INSTRUCTIONS FOR THE TASK: Return the listing below unchanged, minus its pictures.

**** PROVIDED MATERIAL

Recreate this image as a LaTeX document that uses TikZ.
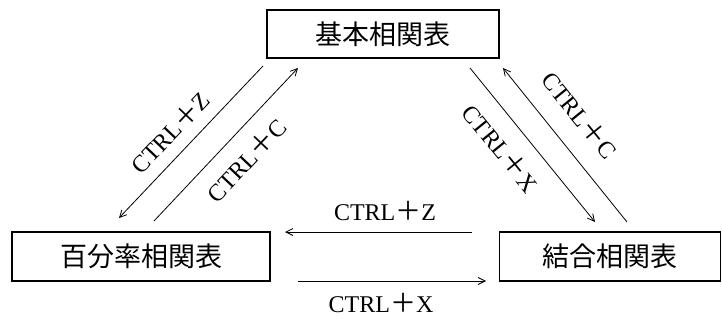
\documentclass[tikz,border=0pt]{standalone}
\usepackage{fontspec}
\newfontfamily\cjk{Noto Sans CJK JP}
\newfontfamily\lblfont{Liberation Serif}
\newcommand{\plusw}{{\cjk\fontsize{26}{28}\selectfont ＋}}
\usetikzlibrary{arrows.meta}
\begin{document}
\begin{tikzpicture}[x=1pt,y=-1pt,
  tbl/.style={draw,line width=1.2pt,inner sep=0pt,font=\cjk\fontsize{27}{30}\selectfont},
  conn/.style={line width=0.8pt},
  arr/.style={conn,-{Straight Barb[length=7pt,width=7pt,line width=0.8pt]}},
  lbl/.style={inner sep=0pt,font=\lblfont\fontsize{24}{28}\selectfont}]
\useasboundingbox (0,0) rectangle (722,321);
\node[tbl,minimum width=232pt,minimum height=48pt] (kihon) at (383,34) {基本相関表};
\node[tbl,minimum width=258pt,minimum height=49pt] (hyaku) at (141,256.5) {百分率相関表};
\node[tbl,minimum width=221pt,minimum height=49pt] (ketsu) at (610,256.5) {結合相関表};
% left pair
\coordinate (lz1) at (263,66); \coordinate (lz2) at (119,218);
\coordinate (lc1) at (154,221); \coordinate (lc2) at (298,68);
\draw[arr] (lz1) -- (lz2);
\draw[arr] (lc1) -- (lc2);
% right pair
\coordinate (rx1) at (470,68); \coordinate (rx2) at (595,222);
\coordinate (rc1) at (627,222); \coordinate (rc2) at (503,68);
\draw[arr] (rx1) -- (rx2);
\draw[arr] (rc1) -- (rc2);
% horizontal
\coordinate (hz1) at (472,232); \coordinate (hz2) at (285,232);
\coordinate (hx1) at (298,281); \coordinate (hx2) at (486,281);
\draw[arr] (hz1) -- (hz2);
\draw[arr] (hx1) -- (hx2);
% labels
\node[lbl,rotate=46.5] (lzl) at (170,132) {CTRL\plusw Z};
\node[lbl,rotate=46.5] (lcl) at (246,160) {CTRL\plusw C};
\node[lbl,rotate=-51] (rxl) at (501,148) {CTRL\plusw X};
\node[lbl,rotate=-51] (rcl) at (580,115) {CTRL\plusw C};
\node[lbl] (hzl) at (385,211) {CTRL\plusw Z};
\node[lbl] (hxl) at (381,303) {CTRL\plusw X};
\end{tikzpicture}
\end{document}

********

ANSWER IN FULL:
Recreate this image as a LaTeX document that uses TikZ.
\documentclass[tikz,border=0pt]{standalone}
\usepackage{fontspec}
\newfontfamily\cjk{Noto Sans CJK JP}
\newfontfamily\lblfont{Liberation Serif}
\newcommand{\plusw}{{\cjk\fontsize{26}{28}\selectfont ＋}}
\usetikzlibrary{arrows.meta}
\begin{document}
\begin{tikzpicture}[x=1pt,y=-1pt,
  tbl/.style={draw,line width=1.2pt,inner sep=0pt,font=\cjk\fontsize{27}{30}\selectfont},
  conn/.style={line width=0.8pt},
  arr/.style={conn,-{Straight Barb[length=7pt,width=7pt,line width=0.8pt]}},
  lbl/.style={inner sep=0pt,font=\lblfont\fontsize{24}{28}\selectfont}]
\useasboundingbox (0,0) rectangle (722,321);
\node[tbl,minimum width=232pt,minimum height=48pt] (kihon) at (383,34) {基本相関表};
\node[tbl,minimum width=258pt,minimum height=49pt] (hyaku) at (141,256.5) {百分率相関表};
\node[tbl,minimum width=221pt,minimum height=49pt] (ketsu) at (610,256.5) {結合相関表};
% left pair
\coordinate (lz1) at (263,66); \coordinate (lz2) at (119,218);
\coordinate (lc1) at (154,221); \coordinate (lc2) at (298,68);
\draw[arr] (lz1) -- (lz2);
\draw[arr] (lc1) -- (lc2);
% right pair
\coordinate (rx1) at (470,68); \coordinate (rx2) at (595,222);
\coordinate (rc1) at (627,222); \coordinate (rc2) at (503,68);
\draw[arr] (rx1) -- (rx2);
\draw[arr] (rc1) -- (rc2);
% horizontal
\coordinate (hz1) at (472,232); \coordinate (hz2) at (285,232);
\coordinate (hx1) at (298,281); \coordinate (hx2) at (486,281);
\draw[arr] (hz1) -- (hz2);
\draw[arr] (hx1) -- (hx2);
% labels
\node[lbl,rotate=46.5] (lzl) at (170,132) {CTRL\plusw Z};
\node[lbl,rotate=46.5] (lcl) at (246,160) {CTRL\plusw C};
\node[lbl,rotate=-51] (rxl) at (501,148) {CTRL\plusw X};
\node[lbl,rotate=-51] (rcl) at (580,115) {CTRL\plusw C};
\node[lbl] (hzl) at (385,211) {CTRL\plusw Z};
\node[lbl] (hxl) at (381,303) {CTRL\plusw X};
\end{tikzpicture}
\end{document}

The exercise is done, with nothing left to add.